* GIVEN INSTRUCTION *
Print the entries that appear below, exactly as written and without their pictures.

· · · · ·

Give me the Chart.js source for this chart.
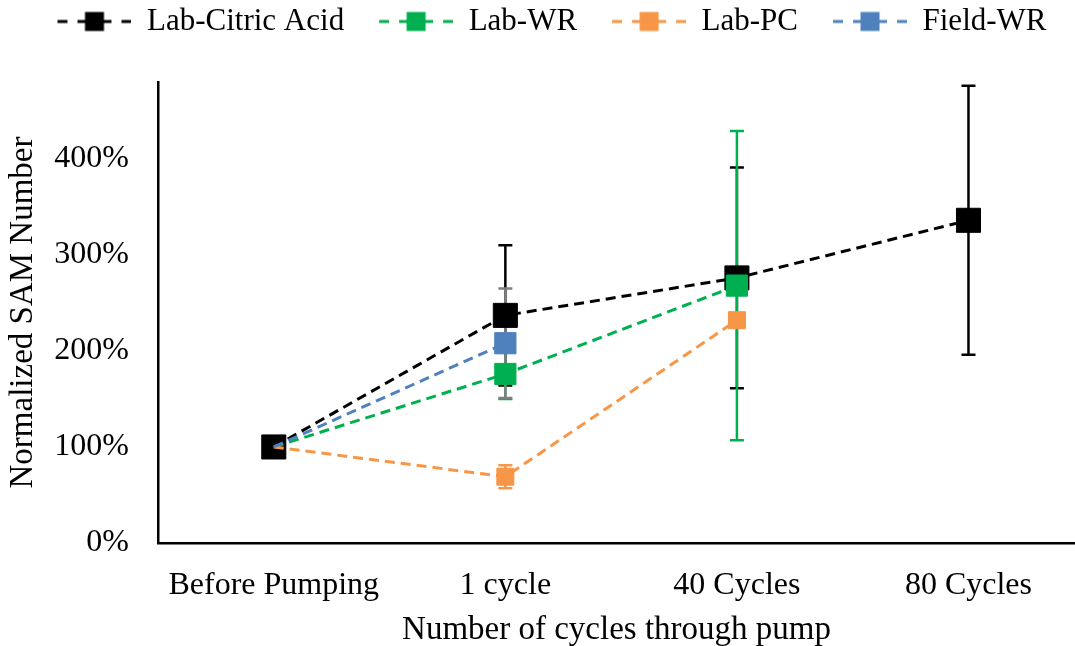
<!DOCTYPE html>
<html>
<head>
<meta charset="utf-8">
<title>Normalized SAM Number</title>
<script src="https://cdn.jsdelivr.net/npm/chart.js@4/dist/chart.umd.min.js"></script>
<style>
  html, body { margin: 0; padding: 0; background: #fff; }
  #wrap { width: 1075px; height: 646px; }
</style>
</head>
<body>
<div id="wrap"><canvas id="samChart"></canvas></div>
<script>
// categories on the x axis
const categories = ['Before Pumping', '1 cycle', '40 Cycles', '80 Cycles'];

// normalized SAM number (%) and the +/- error for each series
const labCitric = [100, 237, 276, 336];
const labCitricErr = [0, 73, 115, 140];
const labWR = [100, 176, 268];
const labWRErr = [0, 26, 161];
const labPC = [100, 69, 232];
const labPCErr = [0, 12, 0];
const fieldWR = [100, 208];
const fieldWRErr = [0, 57];

const yTicks = [0, 100, 200, 300, 400];

const FONT = '"Liberation Serif", "Times New Roman", serif';

// dashed line with a square in the middle, used as the legend symbol
function legendSymbol(color) {
    const lead = 29, w = 74, h = 24;
    const c = document.createElement('canvas');
    c.width = lead + w;
    c.height = h;
    const g = c.getContext('2d');
    g.strokeStyle = color;
    g.lineWidth = 3;
    g.beginPath();
    g.moveTo(lead, h / 2); g.lineTo(lead + 10, h / 2);
    g.moveTo(lead + 20, h / 2); g.lineTo(lead + 54, h / 2);
    g.moveTo(lead + 64, h / 2); g.lineTo(lead + 74, h / 2);
    g.stroke();
    g.fillStyle = color;
    g.fillRect(lead + 37 - 9.5, h / 2 - 9.5, 19, 19);
    return c;
}

function series(label, values, errors, color, errColor, size, hideFirst) {
    return {
        label: label,
        data: values.map((v, i) => ({ x: i, y: v })),
        errors: errors,
        errorColor: errColor,
        borderColor: color,
        backgroundColor: color,
        borderWidth: 3,
        borderDash: [10, 6],
        pointStyle: 'rect',
        pointRadius: values.map((v, i) => (hideFirst && i === 0 ? 0 : size)),
        pointHoverRadius: size,
        pointBorderWidth: 1,
        pointBorderColor: color,
        pointBackgroundColor: color,
        tension: 0,
        symbol: legendSymbol(color)
    };
}

// vertical error bars with caps, drawn under the lines and markers
const errorBars = {
    id: 'errorBars',
    beforeDatasetsDraw(chart) {
        const ctx = chart.ctx;
        const y = chart.scales.y;
        chart.data.datasets.forEach((ds, di) => {
            const meta = chart.getDatasetMeta(di);
            ctx.save();
            ctx.strokeStyle = ds.errorColor;
            ctx.lineWidth = 2.5;
            ds.data.forEach((p, i) => {
                const e = ds.errors[i];
                if (!e) return;
                const px = meta.data[i].x;
                const top = y.getPixelForValue(p.y + e);
                const bot = y.getPixelForValue(p.y - e);
                ctx.beginPath();
                ctx.moveTo(px, top); ctx.lineTo(px, bot);
                ctx.moveTo(px - 7, top); ctx.lineTo(px + 7, top);
                ctx.moveTo(px - 7, bot); ctx.lineTo(px + 7, bot);
                ctx.stroke();
            });
            ctx.restore();
        });
    }
};

// fixed legend band height so the plot starts below it
const legendBand = {
    id: 'legendBand',
    afterInit(chart) {
        const fit = chart.legend.fit;
        chart.legend.fit = function () {
            fit.call(this);
            this.height = 82;
        };
    }
};

const datasets = [
    series('Lab-Citric Acid', labCitric, labCitricErr, '#000000', '#000000', 17, false),
    series('Lab-WR', labWR, labWRErr, '#00b050', '#00b050', 15, true),
    series('Lab-PC', labPC, labPCErr, '#f79646', '#f79646', 12, true),
    series('Field-WR', fieldWR, fieldWRErr, '#4f81bd', '#7f7f7f', 15, true)
];
// later series sit on top of earlier ones
datasets.forEach((ds, i) => { ds.order = datasets.length - i; });

new Chart(document.getElementById('samChart'), {
    type: 'line',
    data: { datasets: datasets },
    plugins: [errorBars, legendBand],
    options: {
        responsive: true,
        maintainAspectRatio: false,
        animation: false,
        layout: { padding: 0, autoPadding: false },
        plugins: {
            tooltip: { enabled: false },
            legend: {
                position: 'top',
                labels: {
                    font: { family: FONT, size: 31 },
                    color: '#000',
                    padding: 6,
                    usePointStyle: true,
                    pointStyleWidth: 103,
                    boxHeight: 24,
                    generateLabels: (chart) => chart.data.datasets.map((ds, i) => ({
                        text: ds.label,
                        pointStyle: ds.symbol,
                        fillStyle: ds.borderColor,
                        strokeStyle: ds.borderColor,
                        lineWidth: 0,
                        hidden: false,
                        datasetIndex: i
                    }))
                }
            }
        },
        scales: {
            x: {
                type: 'linear',
                min: -0.5,
                max: 3.46,
                grid: { display: false },
                border: { display: true, color: '#000', width: 2.5 },
                afterBuildTicks: (s) => { s.ticks = categories.map((c, i) => ({ value: i })); },
                afterFit: (s) => { s.height = 103; },
                ticks: {
                    font: { family: FONT, size: 32 },
                    color: '#000',
                    padding: 15,
                    maxRotation: 0,
                    autoSkip: false,
                    callback: (v) => categories[v]
                },
                title: {
                    display: true,
                    text: 'Number of cycles through pump',
                    font: { family: FONT, size: 33 },
                    color: '#000',
                    padding: { top: 0, bottom: -4 }
                }
            },
            y: {
                min: 0,
                max: 480,
                grid: { display: false },
                border: { display: true, color: '#000', width: 2.5 },
                afterBuildTicks: (s) => { s.ticks = yTicks.map(v => ({ value: v })); },
                afterFit: (s) => { s.width = 158; },
                ticks: {
                    font: { family: FONT, size: 32 },
                    color: '#000',
                    padding: 21,
                    callback: (v) => v + '%'
                },
                title: {
                    display: true,
                    text: 'Normalized SAM Number',
                    font: { family: FONT, size: 33 },
                    color: '#000',
                    padding: { top: 4, bottom: 0 }
                }
            }
        }
    }
});
</script>
</body>
</html>
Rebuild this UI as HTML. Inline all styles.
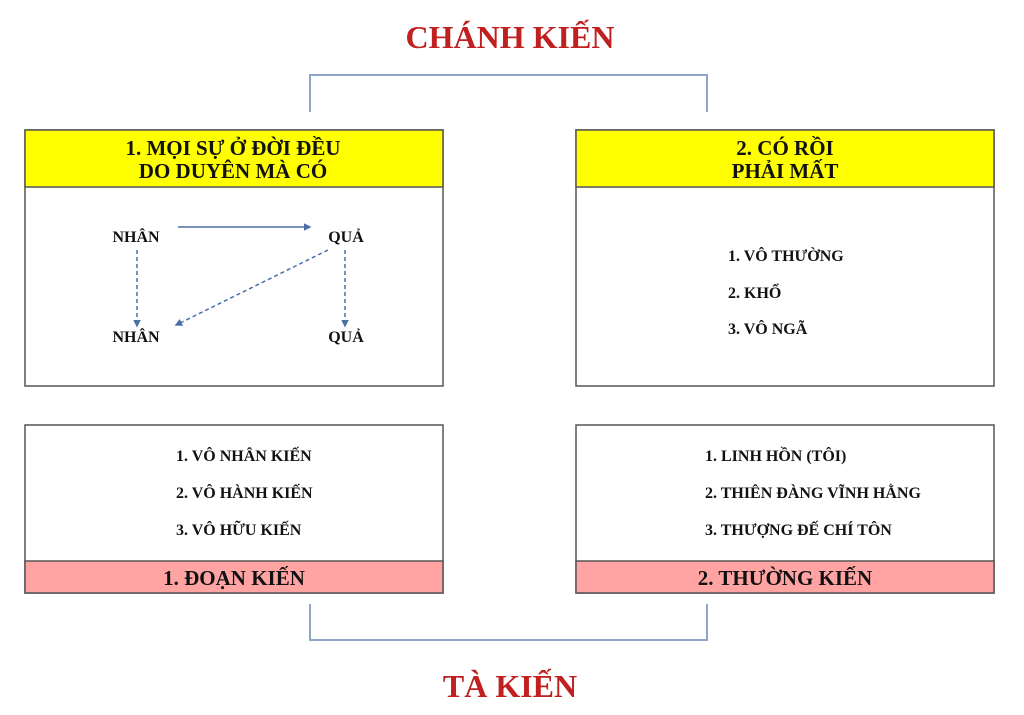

· · · · ·

* TASK RESPONSE *
Give me the Chart.js source for this chart.
<!DOCTYPE html>
<html>
<head>
<meta charset="utf-8">
<title>Normalized SAM Number</title>
<script src="https://cdn.jsdelivr.net/npm/chart.js@4/dist/chart.umd.min.js"></script>
<style>
  html, body { margin: 0; padding: 0; background: #fff; }
  #wrap { width: 1075px; height: 646px; }
</style>
</head>
<body>
<div id="wrap"><canvas id="samChart"></canvas></div>
<script>
// categories on the x axis
const categories = ['Before Pumping', '1 cycle', '40 Cycles', '80 Cycles'];

// normalized SAM number (%) and the +/- error for each series
const labCitric = [100, 237, 276, 336];
const labCitricErr = [0, 73, 115, 140];
const labWR = [100, 176, 268];
const labWRErr = [0, 26, 161];
const labPC = [100, 69, 232];
const labPCErr = [0, 12, 0];
const fieldWR = [100, 208];
const fieldWRErr = [0, 57];

const yTicks = [0, 100, 200, 300, 400];

const FONT = '"Liberation Serif", "Times New Roman", serif';

// dashed line with a square in the middle, used as the legend symbol
function legendSymbol(color) {
    const lead = 29, w = 74, h = 24;
    const c = document.createElement('canvas');
    c.width = lead + w;
    c.height = h;
    const g = c.getContext('2d');
    g.strokeStyle = color;
    g.lineWidth = 3;
    g.beginPath();
    g.moveTo(lead, h / 2); g.lineTo(lead + 10, h / 2);
    g.moveTo(lead + 20, h / 2); g.lineTo(lead + 54, h / 2);
    g.moveTo(lead + 64, h / 2); g.lineTo(lead + 74, h / 2);
    g.stroke();
    g.fillStyle = color;
    g.fillRect(lead + 37 - 9.5, h / 2 - 9.5, 19, 19);
    return c;
}

function series(label, values, errors, color, errColor, size, hideFirst) {
    return {
        label: label,
        data: values.map((v, i) => ({ x: i, y: v })),
        errors: errors,
        errorColor: errColor,
        borderColor: color,
        backgroundColor: color,
        borderWidth: 3,
        borderDash: [10, 6],
        pointStyle: 'rect',
        pointRadius: values.map((v, i) => (hideFirst && i === 0 ? 0 : size)),
        pointHoverRadius: size,
        pointBorderWidth: 1,
        pointBorderColor: color,
        pointBackgroundColor: color,
        tension: 0,
        symbol: legendSymbol(color)
    };
}

// vertical error bars with caps, drawn under the lines and markers
const errorBars = {
    id: 'errorBars',
    beforeDatasetsDraw(chart) {
        const ctx = chart.ctx;
        const y = chart.scales.y;
        chart.data.datasets.forEach((ds, di) => {
            const meta = chart.getDatasetMeta(di);
            ctx.save();
            ctx.strokeStyle = ds.errorColor;
            ctx.lineWidth = 2.5;
            ds.data.forEach((p, i) => {
                const e = ds.errors[i];
                if (!e) return;
                const px = meta.data[i].x;
                const top = y.getPixelForValue(p.y + e);
                const bot = y.getPixelForValue(p.y - e);
                ctx.beginPath();
                ctx.moveTo(px, top); ctx.lineTo(px, bot);
                ctx.moveTo(px - 7, top); ctx.lineTo(px + 7, top);
                ctx.moveTo(px - 7, bot); ctx.lineTo(px + 7, bot);
                ctx.stroke();
            });
            ctx.restore();
        });
    }
};

// fixed legend band height so the plot starts below it
const legendBand = {
    id: 'legendBand',
    afterInit(chart) {
        const fit = chart.legend.fit;
        chart.legend.fit = function () {
            fit.call(this);
            this.height = 82;
        };
    }
};

const datasets = [
    series('Lab-Citric Acid', labCitric, labCitricErr, '#000000', '#000000', 17, false),
    series('Lab-WR', labWR, labWRErr, '#00b050', '#00b050', 15, true),
    series('Lab-PC', labPC, labPCErr, '#f79646', '#f79646', 12, true),
    series('Field-WR', fieldWR, fieldWRErr, '#4f81bd', '#7f7f7f', 15, true)
];
// later series sit on top of earlier ones
datasets.forEach((ds, i) => { ds.order = datasets.length - i; });

new Chart(document.getElementById('samChart'), {
    type: 'line',
    data: { datasets: datasets },
    plugins: [errorBars, legendBand],
    options: {
        responsive: true,
        maintainAspectRatio: false,
        animation: false,
        layout: { padding: 0, autoPadding: false },
        plugins: {
            tooltip: { enabled: false },
            legend: {
                position: 'top',
                labels: {
                    font: { family: FONT, size: 31 },
                    color: '#000',
                    padding: 6,
                    usePointStyle: true,
                    pointStyleWidth: 103,
                    boxHeight: 24,
                    generateLabels: (chart) => chart.data.datasets.map((ds, i) => ({
                        text: ds.label,
                        pointStyle: ds.symbol,
                        fillStyle: ds.borderColor,
                        strokeStyle: ds.borderColor,
                        lineWidth: 0,
                        hidden: false,
                        datasetIndex: i
                    }))
                }
            }
        },
        scales: {
            x: {
                type: 'linear',
                min: -0.5,
                max: 3.46,
                grid: { display: false },
                border: { display: true, color: '#000', width: 2.5 },
                afterBuildTicks: (s) => { s.ticks = categories.map((c, i) => ({ value: i })); },
                afterFit: (s) => { s.height = 103; },
                ticks: {
                    font: { family: FONT, size: 32 },
                    color: '#000',
                    padding: 15,
                    maxRotation: 0,
                    autoSkip: false,
                    callback: (v) => categories[v]
                },
                title: {
                    display: true,
                    text: 'Number of cycles through pump',
                    font: { family: FONT, size: 33 },
                    color: '#000',
                    padding: { top: 0, bottom: -4 }
                }
            },
            y: {
                min: 0,
                max: 480,
                grid: { display: false },
                border: { display: true, color: '#000', width: 2.5 },
                afterBuildTicks: (s) => { s.ticks = yTicks.map(v => ({ value: v })); },
                afterFit: (s) => { s.width = 158; },
                ticks: {
                    font: { family: FONT, size: 32 },
                    color: '#000',
                    padding: 21,
                    callback: (v) => v + '%'
                },
                title: {
                    display: true,
                    text: 'Normalized SAM Number',
                    font: { family: FONT, size: 33 },
                    color: '#000',
                    padding: { top: 4, bottom: 0 }
                }
            }
        }
    }
});
</script>
</body>
</html>
Rebuild this UI as HTML. Inline all styles.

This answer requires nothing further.